Uto-Aztecan language of the Americas

Mayo, known natively as Yorem Noki, is an Uto-Aztecan language. It is spoken by about 40,000 of the Mayo (Yoreme) people, who live in the southern portion of the Mexican state of Sonora and in the north of the neighboring state of Sinaloa. Under the General Law on the Linguistic Rights of Indigenous Peoples, it is recognized as a "national language" along with 63 other indigenous languages and Spanish which all have the same validity in Mexico. The language is considered 'critically endangered' by UNESCO.

The Mayo language is partially intelligible with the Yaqui language, and the division between the two languages is more political, from the historic division between the Yaqui and the Mayo peoples, than linguistic.

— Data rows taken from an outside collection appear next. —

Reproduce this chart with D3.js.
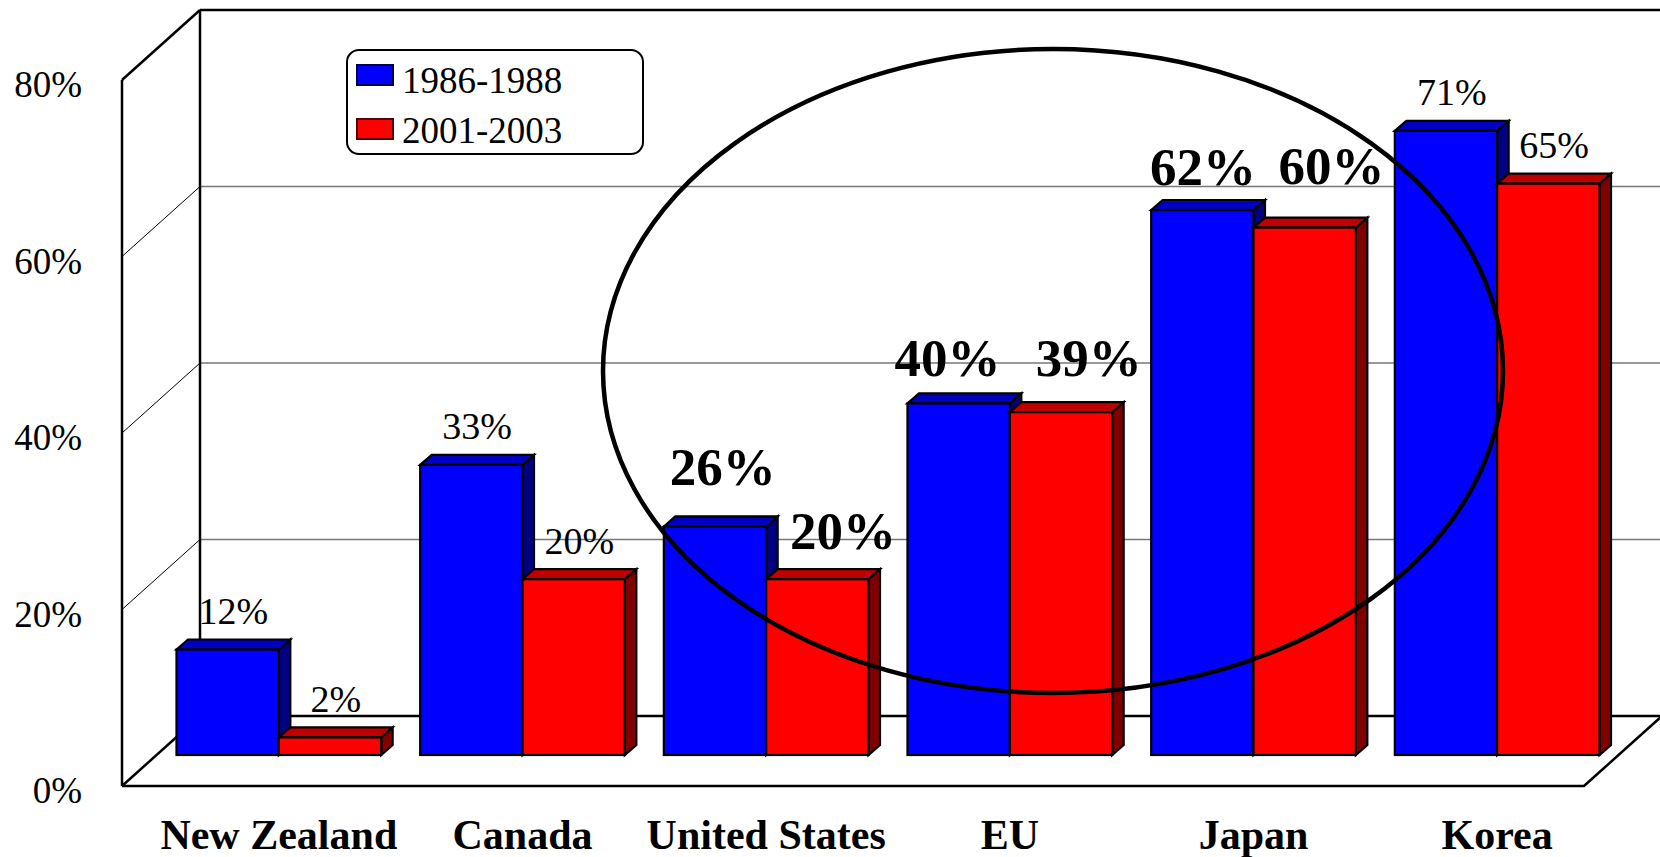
<!DOCTYPE html>
<html>
<head>
<meta charset="utf-8">
<script src="https://cdn.jsdelivr.net/npm/d3@7"></script>
<style>
  html, body { margin: 0; padding: 0; background: #ffffff; }
  svg { display: block; }
  text { font-family: "Liberation Serif", "Times New Roman", "DejaVu Serif", serif; fill: #000; }
</style>
</head>
<body>
<svg id="chart" width="1660" height="857"></svg>
<script>
// Data
const categories = ["New Zealand", "Canada", "United States", "EU", "Japan", "Korea"];
const seriesNames = ["1986-1988", "2001-2003"];
const values1986 = [12, 33, 26, 40, 62, 71];
const values2001 = [2, 20, 20, 39, 60, 65];
const tickValues = [0, 20, 40, 60, 80];
const tickLabels = ["0%", "20%", "40%", "60%", "80%"];
const highlighted = ["United States", "EU", "Japan"];

// Styling
const frontFill = ["#0000ff", "#ff0000"];
const topFill = ["#0000c0", "#c00000"];
const sideFill = ["#000080", "#800000"];
const legendStroke = ["#000050", "#500000"];

// Hand placement of the large bold labels [dx, dy] relative to the default spot
const labelNudge = {
  "United States": [[2, -16], [20, -5]],
  "EU": [[-17, -2], [22, -11]],
  "Japan": [[-5, 0], [21, -18]]
};

const svg = d3.select("#chart");
svg.append("rect").attr("width", 1660).attr("height", 857).attr("fill", "#fff");

// 3D box geometry
const frontLeft = 122, frontRight = 1584;
const depth = { dx: 78, dy: -70 };      // floor / wall depth
const barPlane = { dx: 35, dy: -31 };   // where bar fronts stand
const barDepth = { dx: 11.5, dy: -10 };

// value scale on the front edge of the box (walls, ticks)
const y = d3.scaleLinear().domain([0, 80]).range([786, 80]);
// value scale on the plane the bars stand in
const yBar = d3.scaleLinear().domain([0, 80]).range([786 + barPlane.dy, 786 + barPlane.dy - 80 * 8.79]);

const x0 = d3.scaleBand().domain(categories)
  .range([frontLeft + barPlane.dx, frontRight + barPlane.dx])
  .paddingInner(0.16).paddingOuter(0.08);
const x1 = d3.scaleBand().domain(seriesNames).range([0, x0.bandwidth()]);

const walls = svg.append("g");
const backLeft = frontLeft + depth.dx, backRight = frontRight + depth.dx;

// back wall gridlines and left wall diagonals
tickValues.forEach(v => {
  const edge = v === 0 || v === 80;
  walls.append("line")
    .attr("x1", backLeft).attr("x2", 1700)
    .attr("y1", y(v) + depth.dy).attr("y2", y(v) + depth.dy)
    .attr("stroke", edge ? "#000" : "#777")
    .attr("stroke-width", edge ? 2.5 : 1.3);
  walls.append("line")
    .attr("x1", frontLeft).attr("y1", y(v))
    .attr("x2", backLeft).attr("y2", y(v) + depth.dy)
    .attr("stroke", "#000")
    .attr("stroke-width", edge ? 2.5 : 1);
});
// wall verticals
walls.append("line").attr("x1", frontLeft).attr("x2", frontLeft)
  .attr("y1", y(80)).attr("y2", y(0)).attr("stroke", "#000").attr("stroke-width", 2.5);
walls.append("line").attr("x1", backLeft).attr("x2", backLeft)
  .attr("y1", y(80) + depth.dy).attr("y2", y(0) + depth.dy).attr("stroke", "#000").attr("stroke-width", 2.5);
// floor outline
walls.append("path")
  .attr("d", `M${frontLeft},${y(0)} L${frontRight},${y(0)} L${backRight},${y(0) + depth.dy}`)
  .attr("fill", "none").attr("stroke", "#000").attr("stroke-width", 2.5);

// Y tick labels
svg.append("g").selectAll("text").data(tickValues).join("text")
  .attr("x", 82).attr("y", d => y(d) + 17)
  .attr("text-anchor", "end")
  .attr("font-size", 37)
  .text((d, i) => tickLabels[i]);

// Bars
const bars = [];
categories.forEach((c, ci) => {
  [values1986[ci], values2001[ci]].forEach((v, si) => {
    bars.push({ cat: c, s: si, value: v });
  });
});

const barG = svg.append("g");
bars.forEach(b => {
  const xa = x0(b.cat) + x1(seriesNames[b.s]);
  const xb = xa + x1.bandwidth();
  const yt = yBar(b.value);
  const yb = yBar(0);
  const g = barG.append("g")
    .attr("stroke", "#000").attr("stroke-width", 2.2).attr("stroke-linejoin", "miter");
  g.append("path")
    .attr("d", `M${xb},${yt} L${xb + barDepth.dx},${yt + barDepth.dy} L${xb + barDepth.dx},${yb + barDepth.dy} L${xb},${yb} Z`)
    .attr("fill", sideFill[b.s]);
  g.append("path")
    .attr("d", `M${xa},${yt} L${xa + barDepth.dx},${yt + barDepth.dy} L${xb + barDepth.dx},${yt + barDepth.dy} L${xb},${yt} Z`)
    .attr("fill", topFill[b.s]);
  g.append("rect")
    .attr("x", xa).attr("y", yt).attr("width", xb - xa).attr("height", yb - yt)
    .attr("fill", frontFill[b.s]);
  b.cx = (xa + xb) / 2 + barDepth.dx / 2;
  b.top = yt + barDepth.dy;
});

// Value labels
const labelG = svg.append("g");
bars.forEach(b => {
  const bold = highlighted.includes(b.cat);
  const nudge = bold ? labelNudge[b.cat][b.s] : [0, 0];
  labelG.append("text")
    .attr("x", b.cx + nudge[0])
    .attr("y", b.top - 15.5 + nudge[1])
    .attr("text-anchor", "middle")
    .attr("font-size", bold ? 53 : 38)
    .attr("font-weight", bold ? "bold" : "normal")
    .text(b.value + "%");
});

// Category labels
svg.append("g").selectAll("text").data(categories).join("text")
  .attr("x", d => x0(d) + x0.bandwidth() / 2)
  .attr("y", 849)
  .attr("text-anchor", "middle")
  .attr("font-size", 42)
  .attr("font-weight", "bold")
  .text(d => d);

// Highlight ellipse
svg.append("ellipse")
  .attr("cx", 1053).attr("cy", 371).attr("rx", 450).attr("ry", 322)
  .attr("fill", "none").attr("stroke", "#000").attr("stroke-width", 4.5);

// Legend
const legend = svg.append("g");
legend.append("rect")
  .attr("x", 347).attr("y", 50).attr("width", 296).attr("height", 104)
  .attr("rx", 12).attr("ry", 12)
  .attr("fill", "#fff").attr("stroke", "#000").attr("stroke-width", 2);
seriesNames.forEach((name, i) => {
  legend.append("rect")
    .attr("x", 357).attr("y", 65 + i * 54).attr("width", 36).attr("height", 20)
    .attr("fill", frontFill[i]).attr("stroke", legendStroke[i]).attr("stroke-width", 2);
  legend.append("text")
    .attr("x", 402).attr("y", 93 + i * 50)
    .attr("font-size", 37)
    .text(name);
});
</script>
</body>
</html>
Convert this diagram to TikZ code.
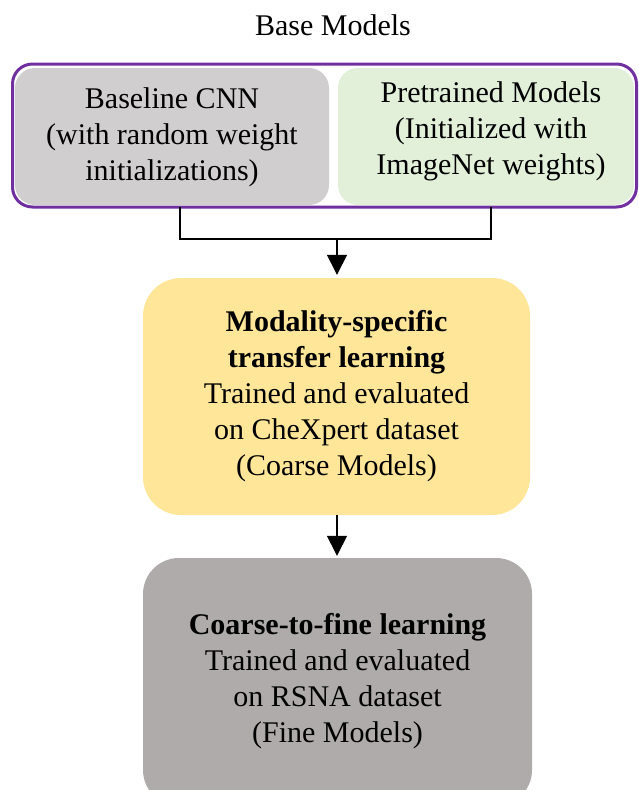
\documentclass[tikz,border=0pt]{standalone}
\usepackage{fontspec}
\setmainfont{Liberation Serif}
\usetikzlibrary{arrows.meta}
\definecolor{outerpurple}{HTML}{7030A0}
\definecolor{graylight}{HTML}{D0CECE}
\definecolor{greenlight}{HTML}{E2F0D9}
\definecolor{yellowbox}{HTML}{FFE699}
\definecolor{graydark}{HTML}{AFABAB}
\tikzset{
  txt/.style={font=\fontsize{30}{36}\selectfont, align=center, text=black},
  box/.style={inner sep=0pt, draw=none},
  conn/.style={line width=1.4pt, black},
  arr/.style={conn, -{Triangle[width=20pt,length=20pt]}, shorten >=3pt}
}
\begin{document}
\begin{tikzpicture}[x=1pt,y=-1pt]
\clip (0,0) rectangle (638,790);
\useasboundingbox (0,0) rectangle (638,790);
\fill[white] (0,0) rectangle (638,790);

\node[txt] (title) at (333,25) {Base Models};

\node[box, draw=outerpurple, line width=3pt, rounded corners=20pt,
      minimum width=624pt, minimum height=143pt] (outer) at (324.5,135.5) {};
\node[box, fill=graylight, rounded corners=20pt,
      minimum width=314pt, minimum height=137pt] (L) at (172,136.5) {};
\node[txt] (Lt) at (172,137) {Baseline CNN\\(with random weight\\initializations)};
\node[box, fill=greenlight, rounded corners=20pt,
      minimum width=296pt, minimum height=137pt] (R) at (486,136.5) {};
\node[txt] (Rt) at (491,131) {Pretrained Models\\(Initialized with\\ImageNet weights)};

\node[box, fill=yellowbox, rounded corners=38pt,
      minimum width=387pt, minimum height=237pt] (Y) at (336.5,396.5) {};
\node[txt] (Yt) at (336.5,396) {\textbf{Modality-specific}\\\textbf{transfer learning}\\Trained and evaluated\\on CheXpert dataset\\(Coarse Models)};

\node[box, fill=graydark, rounded corners=36pt,
      minimum width=389pt, minimum height=248pt] (G) at (337.5,682) {};
\node[txt] (Gt) at (337.5,681) {\textbf{Coarse-to-fine learning}\\Trained and evaluated\\on RSNA dataset\\(Fine Models)};

\coordinate (j) at (337,239);
\coordinate (ls) at (180,207);
\coordinate (rs) at (491,207);
\draw[conn] (ls) -- (ls |- j) -- (rs |- j) -- (rs);
\draw[arr] (j) -- (Y.north -| j);
\draw[conn, -{Triangle[width=20pt,length=20pt]}, shorten >=2pt] (Y.south -| j) -- (G.north -| j);
\end{tikzpicture}
\end{document}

Programming in both Mayo and Yaqui is carried by the INPI's radio station XEETCH-AM, broadcasting from Etchojoa, Sonora.

== Phonology ==

=== Consonants ===

|  | Bilabial | Dental | Alveolar | Palatal | Velar | Glottal |
|---|---|---|---|---|---|---|
| Nasal | m | n |  |  |  |  |
| Plosive | p, bʷ | t |  | t͡ʃ | k | ʔ |
| Fricative | β |  | s |  |  | h |
| Trill |  |  | r |  |  |  |
| Lateral |  |  | l |  |  |  |
| Semivowel | w |  |  | j |  |  |

=== Vowels ===

|  | Front | Back |
|---|---|---|
| Close | i iː | u uː |
| Mid | e eː | o oː |
| Open | a aː |  |

== Alphabet ==
The mayo alphabet contains the following letters

a, b, c, ch, e, gu, hu, i, j, l, m, n, o, p, qu, r, s, t, u, y, '

==Morphology==
Mayo is an agglutinative language, where words use suffix complexes for a variety of purposes with several morphemes strung together.